Knowing when to prune is just as important as knowing how |
Home & Garden

Knowing when to prune is just as important as knowing how

Associated Press
AP file
This photo shows wine grapes maturing after their leaf canopy was stripped and netted, the latter to prevent the fruit from being eaten by birds. Grapevines should be pruned back each year during their dormant period, usually in February through March.
AP file
This is the result of an improperly timed pruning job. Deciduous trees and shrubs should be pruned in the spring, before they leaf. It would have reduced the height of this shrub and eliminated the new growth that’s without any blooms.

Pruning is one of the most fundamental tasks in gardening, and knowing when to trim is as essential as knowing how.

Pruning woody plants at the wrong time can interrupt bloom cycles and damage stressed plants.

“It’s time to prune whenever your pruners are sharp” is an old adage that applies only when removing diseased, dead or dying branches — the “three Ds” of pruning that can be done at any time.

Otherwise, certain times of the year are better for pruning than others, based on plant life cycles, said Ryan Pankau, an Extension horticulturist with the University of Illinois.

“It’s pretty safe to say that most woody plants are best pruned in winter, during their dormant period,” Pankau said. “At other times of the year, such as leaf out, leaf drop or during flowering, pruning can have a very negative impact on plant health.”

Plants expend a lot of energy during those stages, and pruning can place undue stress on trees and shrubs because it causes so much of that vital energy to be lost, he said.

When and why

Spring-flowering plants often bloom on flower buds produced the previous year. Pruning before spring flowering removes many of those buds, reducing the number of blooms that would have emerged. Pruning them shortly after they flower gives them time to regenerate.

“(But) If your plant is already stressed and it has to be pruned, it may be best to sacrifice some of the coming year’s flower buds and prune during winter, since pruning during dormancy has the least impact on plant health,” Pankau said.

Why prune at all?

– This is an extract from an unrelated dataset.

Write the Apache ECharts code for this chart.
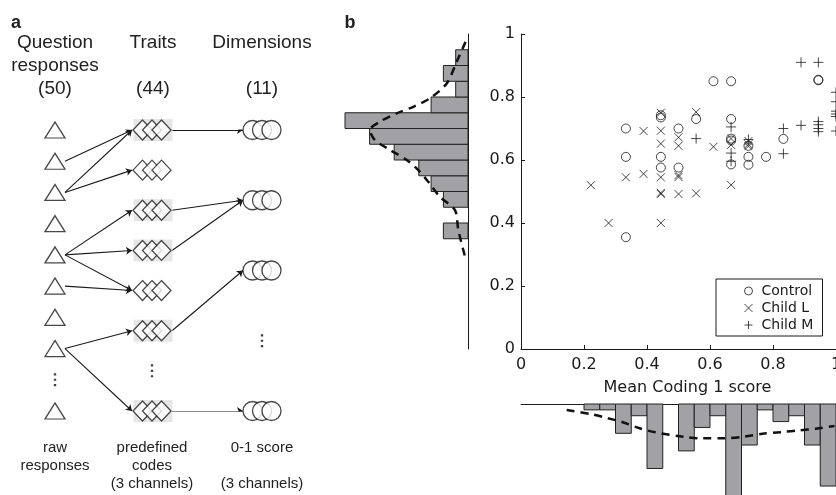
<!DOCTYPE html>
<html>
<head>
<meta charset="utf-8">
<script src="https://cdn.jsdelivr.net/npm/echarts@6/dist/echarts.min.js"></script>
<style>
html, body { margin: 0; padding: 0; background: #fff; }
#main { width: 836px; height: 495px; }
</style>
</head>
<body>
<div id="main"></div>
<script>
// panel b scatter: [mean coding 1 score, score]
var controlPts = [
  [0.333, 0.70], [0.333, 0.61], [0.333, 0.355],
  [0.444, 0.742], [0.444, 0.735], [0.444, 0.61], [0.444, 0.576],
  [0.5, 0.70], [0.5, 0.576],
  [0.556, 0.73],
  [0.611, 0.85],
  [0.667, 0.85], [0.667, 0.73], [0.667, 0.668], [0.667, 0.662], [0.667, 0.586],
  [0.722, 0.645], [0.722, 0.61], [0.722, 0.585],
  [0.778, 0.61],
  [0.833, 0.667],
  [0.944, 0.855], [0.944, 0.853]
];
var childLPts = [
  [0.222, 0.52], [0.278, 0.40], [0.333, 0.545], [0.389, 0.692], [0.389, 0.556],
  [0.444, 0.75], [0.444, 0.693], [0.444, 0.652], [0.444, 0.545], [0.444, 0.496], [0.444, 0.492], [0.444, 0.40],
  [0.5, 0.672], [0.5, 0.645], [0.5, 0.552], [0.5, 0.546], [0.5, 0.492],
  [0.556, 0.752], [0.556, 0.494],
  [0.611, 0.642],
  [0.667, 0.668], [0.667, 0.648], [0.667, 0.521],
  [0.722, 0.66], [0.722, 0.65], [0.722, 0.644]
];
var childMPts = [
  [0.556, 0.668],
  [0.667, 0.705], [0.667, 0.622], [0.667, 0.596],
  [0.722, 0.665],
  [0.833, 0.70], [0.833, 0.62],
  [0.889, 0.91], [0.889, 0.71],
  [0.944, 0.91], [0.944, 0.722], [0.944, 0.712], [0.944, 0.70], [0.944, 0.69],
  [1.0, 0.815], [1.0, 0.785], [1.0, 0.755], [1.0, 0.746], [1.0, 0.738], [1.0, 0.692]
];

// marginal histograms: lower bin edge and count, bins are 0.05 wide
var binWidth = 0.05;
var yBinEdges = [0.35, 0.40, 0.45, 0.50, 0.55, 0.60, 0.65, 0.70, 0.75, 0.80, 0.85, 0.90];
var yBinCounts = [2, 0, 2, 3, 4, 6, 8, 10, 3, 1, 2, 1];
var xBinEdges = [0.20, 0.25, 0.30, 0.35, 0.40, 0.45, 0.50, 0.55, 0.60, 0.65, 0.70, 0.75, 0.80, 0.85, 0.90, 0.95];
var xBinCounts = [1, 1, 5, 2, 11, 0, 8, 4, 2, 17, 7, 1, 3, 2, 7, 14];

// dashed fits
var yFit = [[0.2, 0.975], [0.92, 0.912], [1.73, 0.843], [3.09, 0.796], [4.45, 0.769], [5.8, 0.748],
  [7.15, 0.722], [7.97, 0.695], [7.56, 0.663], [6.34, 0.632], [4.98, 0.60], [4.04, 0.568],
  [3.23, 0.531], [2.28, 0.483], [1.06, 0.441], [0.79, 0.378], [0.24, 0.293]];
var xFit = [[0.145, 1.02], [0.22, 1.71], [0.273, 2.39], [0.321, 3.07], [0.374, 4.1], [0.427, 4.83],
  [0.522, 5.63], [0.575, 5.86], [0.644, 5.86], [0.708, 5.58], [0.766, 5.07], [0.83, 4.78],
  [0.883, 4.49], [0.936, 4.21], [0.995, 3.75]];

// panel a: slots per column (one slot per column is the "..." gap)
var triSlots = 10, triGap = 8;
var diaSlots = 8, diaGap = 6, diaShaded = [0, 2, 3, 5, 7];
var cirSlots = 5, cirGap = 3;
var triToDia = [[1, 0], [2, 0], [2, 1], [4, 2], [4, 3], [4, 4], [5, 4], [7, 5], [7, 7]];
var diaToCir = [[0, 0], [2, 1], [3, 1], [5, 2], [7, 4]];

var colX = [0, 97, 207];
var halfW = [10, 20, 19];
var barFill = '#a2a2a6';
var ink = '#1a1a1a';

function slotY(i, n) { return i / (n - 1); }
function nodes(col, n, gap) {
  var out = [];
  for (var i = 0; i < n; i++) if (i !== gap) out.push([colX[col], slotY(i, n)]);
  return out;
}

var triNodes = nodes(0, triSlots, triGap);
var diaNodes = nodes(1, diaSlots, diaGap);
var cirNodes = nodes(2, cirSlots, cirGap);
var shadeNodes = diaShaded.map(function (i) { return [colX[1], slotY(i, diaSlots)]; });
var gapNodes = [[colX[0], slotY(triGap, triSlots)], [colX[1], slotY(diaGap, diaSlots)], [colX[2], slotY(cirGap, cirSlots)]];

var arrows = [];
triToDia.forEach(function (e) {
  arrows.push({ coords: [[colX[0] + halfW[0], slotY(e[0], triSlots)], [colX[1] - halfW[1], slotY(e[1], diaSlots)]] });
});
diaToCir.forEach(function (e) {
  arrows.push({ coords: [[colX[1] + halfW[1], slotY(e[0], diaSlots)], [colX[2] - halfW[2], slotY(e[1], cirSlots)]] });
});

var yHist = yBinEdges.map(function (v, i) { return [v, yBinCounts[i]]; });
var xHist = xBinEdges.map(function (v, i) { return [v, xBinCounts[i]]; });

function rectFrom(a, b) {
  return {
    type: 'rect',
    shape: { x: Math.min(a[0], b[0]), y: Math.min(a[1], b[1]), width: Math.abs(a[0] - b[0]), height: Math.abs(a[1] - b[1]) },
    style: { fill: barFill, stroke: '#222', lineWidth: 1 }
  };
}
function sideBar(params, api) {
  var lo = api.value(0), n = api.value(1);
  if (!n) return null;
  return rectFrom(api.coord([0, lo]), api.coord([n, lo + binWidth]));
}
function downBar(params, api) {
  var lo = api.value(0), n = api.value(1);
  if (!n) return null;
  return rectFrom(api.coord([lo, 0]), api.coord([lo + binWidth, n]));
}

var hidden = { show: false };
var fontB = 'DejaVu Sans';
var fontA = 'Liberation Sans';

function txt(s, x, y, size, bold) {
  return {
    type: 'text', x: x, y: y, silent: true,
    style: { text: s, fill: '#222', font: (bold ? 'bold ' : '') + size + 'px "' + fontA + '"', align: 'center', verticalAlign: 'middle' }
  };
}

var myChart = echarts.init(document.getElementById('main'), null, { renderer: 'canvas' });
var option = {
  animation: false,
  backgroundColor: '#fff',
  textStyle: { fontFamily: fontB },
  grid: [
    { left: 521, top: 34, width: 315, height: 315, outerBoundsMode: 'none' },
    { left: 345, top: 34, width: 123, height: 315, outerBoundsMode: 'none' },
    { left: 521, top: 404, width: 315, height: 117.2, outerBoundsMode: 'none' },
    { left: 55, top: 130, width: 207, height: 281, outerBoundsMode: 'none' }
  ],
  xAxis: [
    {
      gridIndex: 0, type: 'value', min: 0, max: 1, interval: 0.2,
      name: 'Mean Coding 1 score', nameLocation: 'middle', nameGap: 31,
      nameTextStyle: { fontSize: 16, color: ink, fontFamily: fontB, padding: [0, 0, 0, 18] },
      axisLine: { lineStyle: { color: ink, width: 1 } },
      axisTick: { inside: true, length: 4, lineStyle: { color: ink } },
      axisLabel: { fontSize: 16, color: ink, margin: 8 },
      splitLine: hidden
    },
    { gridIndex: 1, type: 'value', min: 0, max: 10, inverse: true, show: false },
    {
      gridIndex: 2, type: 'value', min: 0, max: 1, position: 'top',
      axisLine: { onZero: false, lineStyle: { color: ink, width: 1 } },
      axisTick: hidden, axisLabel: hidden, splitLine: hidden
    },
    { gridIndex: 3, type: 'value', min: 0, max: 207, show: false }
  ],
  yAxis: [
    {
      gridIndex: 0, type: 'value', min: 0, max: 1, interval: 0.2,
      axisLine: { show: true, lineStyle: { color: ink, width: 1 } },
      axisTick: { show: true, inside: true, length: 4, lineStyle: { color: ink } },
      axisLabel: { fontSize: 16, color: ink, margin: 6 },
      splitLine: hidden
    },
    {
      gridIndex: 1, type: 'value', min: 0, max: 1, position: 'right',
      axisLine: { show: true, onZero: false, lineStyle: { color: ink, width: 1 } },
      axisTick: hidden, axisLabel: hidden, splitLine: hidden
    },
    { gridIndex: 2, type: 'value', min: 0, max: 20, inverse: true, show: false },
    { gridIndex: 3, type: 'value', min: 0, max: 1, inverse: true, show: false }
  ],
  legend: {
    left: 716, top: 279, orient: 'vertical',
    data: ['Control', 'Child L', 'Child M'],
    itemWidth: 8, itemHeight: 8, itemGap: 3,
    padding: [5, 6, 4, 26],
    borderColor: ink, borderWidth: 1,
    itemStyle: { borderWidth: 1 },
    textStyle: { fontSize: 14, color: ink, fontFamily: fontB, lineHeight: 14, width: 55, overflow: 'none', padding: [0, 0, 0, 4] }
  },
  graphic: [
    txt('a', 16, 23, 18, true),
    txt('Question', 55, 43, 19), txt('responses', 55, 66, 19), txt('(50)', 55, 89, 19),
    txt('Traits', 153, 43, 19), txt('(44)', 153, 89, 19),
    txt('Dimensions', 262, 43, 19), txt('(11)', 262, 89, 19),
    txt('raw', 55, 448, 15), txt('responses', 55, 466, 15),
    txt('predefined', 152, 448, 15), txt('codes', 152, 466, 15), txt('(3 channels)', 152, 484, 15),
    txt('0-1 score', 262, 448, 15), txt('(3 channels)', 262, 484, 15),
    txt('b', 350, 23, 18, true)
  ],
  series: [
    {
      type: 'scatter', name: 'Control', xAxisIndex: 0, yAxisIndex: 0, data: controlPts,
      symbol: 'circle', symbolSize: 9,
      itemStyle: { color: 'none', borderColor: ink, borderWidth: 1 }
    },
    {
      type: 'scatter', name: 'Child L', xAxisIndex: 0, yAxisIndex: 0, data: childLPts,
      symbol: 'path://M0,0L10,10M10,0L0,10', symbolSize: 8,
      itemStyle: { color: 'none', borderColor: ink, borderWidth: 1 }
    },
    {
      type: 'scatter', name: 'Child M', xAxisIndex: 0, yAxisIndex: 0, data: childMPts,
      symbol: 'path://M5,0L5,10M0,5L10,5', symbolSize: 10,
      itemStyle: { color: 'none', borderColor: ink, borderWidth: 1 }
    },
    { type: 'custom', xAxisIndex: 1, yAxisIndex: 1, renderItem: sideBar, data: yHist, encode: { x: 1, y: 0 } },
    {
      type: 'line', xAxisIndex: 1, yAxisIndex: 1, data: yFit, showSymbol: false, smooth: 0.3,
      lineStyle: { color: '#111', width: 2.5, type: [8, 6] }
    },
    { type: 'custom', xAxisIndex: 2, yAxisIndex: 2, renderItem: downBar, data: xHist, encode: { x: 0, y: 1 } },
    {
      type: 'line', xAxisIndex: 2, yAxisIndex: 2, data: xFit, showSymbol: false, smooth: 0.3,
      lineStyle: { color: '#111', width: 2.5, type: [8, 6] }
    },
    // panel a diagram
    {
      type: 'scatter', xAxisIndex: 3, yAxisIndex: 3, data: shadeNodes, symbol: 'rect', symbolSize: [39, 22],
      symbolOffset: [1, 0], itemStyle: { color: '#e0e0e0' }, silent: true
    },
    {
      type: 'lines', coordinateSystem: 'cartesian2d', xAxisIndex: 3, yAxisIndex: 3, data: arrows,
      symbol: ['none', 'arrow'], symbolSize: 6, lineStyle: { color: ink, width: 1.1, opacity: 1 }, silent: true
    },
    {
      type: 'scatter', xAxisIndex: 3, yAxisIndex: 3, data: triNodes, symbol: 'triangle', symbolSize: [20, 16],
      itemStyle: { color: '#fff', borderColor: ink, borderWidth: 1.3 }, silent: true
    },
    {
      type: 'scatter', xAxisIndex: 3, yAxisIndex: 3, data: diaNodes, symbol: 'diamond', symbolSize: [19, 20],
      symbolOffset: [-9.5, 0], itemStyle: { color: '#fff', borderColor: ink, borderWidth: 1.3 }, silent: true
    },
    {
      type: 'scatter', xAxisIndex: 3, yAxisIndex: 3, data: diaNodes, symbol: 'diamond', symbolSize: [19, 20],
      itemStyle: { color: '#fff', borderColor: ink, borderWidth: 1.3 }, silent: true
    },
    {
      type: 'scatter', xAxisIndex: 3, yAxisIndex: 3, data: diaNodes, symbol: 'diamond', symbolSize: [19, 20],
      symbolOffset: [9.5, 0], itemStyle: { color: '#fff', borderColor: ink, borderWidth: 1.3 }, silent: true
    },
    {
      type: 'scatter', xAxisIndex: 3, yAxisIndex: 3, data: cirNodes, symbol: 'circle', symbolSize: 19,
      symbolOffset: [-9.5, 0], itemStyle: { color: '#fff', borderColor: ink, borderWidth: 1.3 }, silent: true
    },
    {
      type: 'scatter', xAxisIndex: 3, yAxisIndex: 3, data: cirNodes, symbol: 'circle', symbolSize: 19,
      itemStyle: { color: '#fff', borderColor: ink, borderWidth: 1.3 }, silent: true
    },
    {
      type: 'scatter', xAxisIndex: 3, yAxisIndex: 3, data: cirNodes, symbol: 'circle', symbolSize: 19,
      symbolOffset: [9.5, 0], itemStyle: { color: '#fff', borderColor: ink, borderWidth: 1.3 }, silent: true
    },
    {
      type: 'scatter', xAxisIndex: 3, yAxisIndex: 3, data: gapNodes,
      symbol: 'path://M0,0h2v2h-2zM0,5h2v2h-2zM0,10h2v2h-2z', symbolSize: [2.4, 13],
      itemStyle: { color: '#111' }, silent: true
    }
  ]
};
myChart.setOption(option);
</script>
</body>
</html>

Many reasons.

Pruning eliminates the threat of property damage, controls plant growth, improves aesthetics, boosts crop yields, shapes and rejuvenates, reduces disease threats and prevents insect infestations.

Deciduous trees should be pruned in the spring, before they leaf, said Leonard Perry, Extension professor emeritus with the University of Vermont. Summer-flowering shrubs, like hydrangea, should be pruned in early spring before they bud. Fruit trees should be pruned in late winter while they’re still dormant but before the buds begin to swell, Perry said.

Evergreen trees usually don’t require pruning except for shaping. Pruning evergreen shrubs may be required in mid-summer to keep vigorously growing plants at the desired size, he said.

“Wait until after flowering or, if the plant produces berries, after the berries fall,” Perry said in a fact sheet.

Right plant, right place

Pruning is never the answer for maintaining a plant too large for its space, Pankau said.

“Consider the mature size of the plant before deciding where to plant it,” he said. “By selecting the right plant for the right place in your landscaping, you can avoid a lot of maintenance issues and you will have a much healthier plant in the long run.”

Disinfect pruning equipment with alcohol before using it on another tree or shrub, Perry said.

“Disinfecting tools helps reduce the spread of disease,” he said.

As a general rule, wound dressings or pruning paints are unnecessary, said Bob Polomski, an Extension horticulturist with Clemson University.

He cited studies showing “that these topical applications impair the natural wound closing process,” Polomski said.“In some cases, these paints trap moisture, which fosters fungal infections.”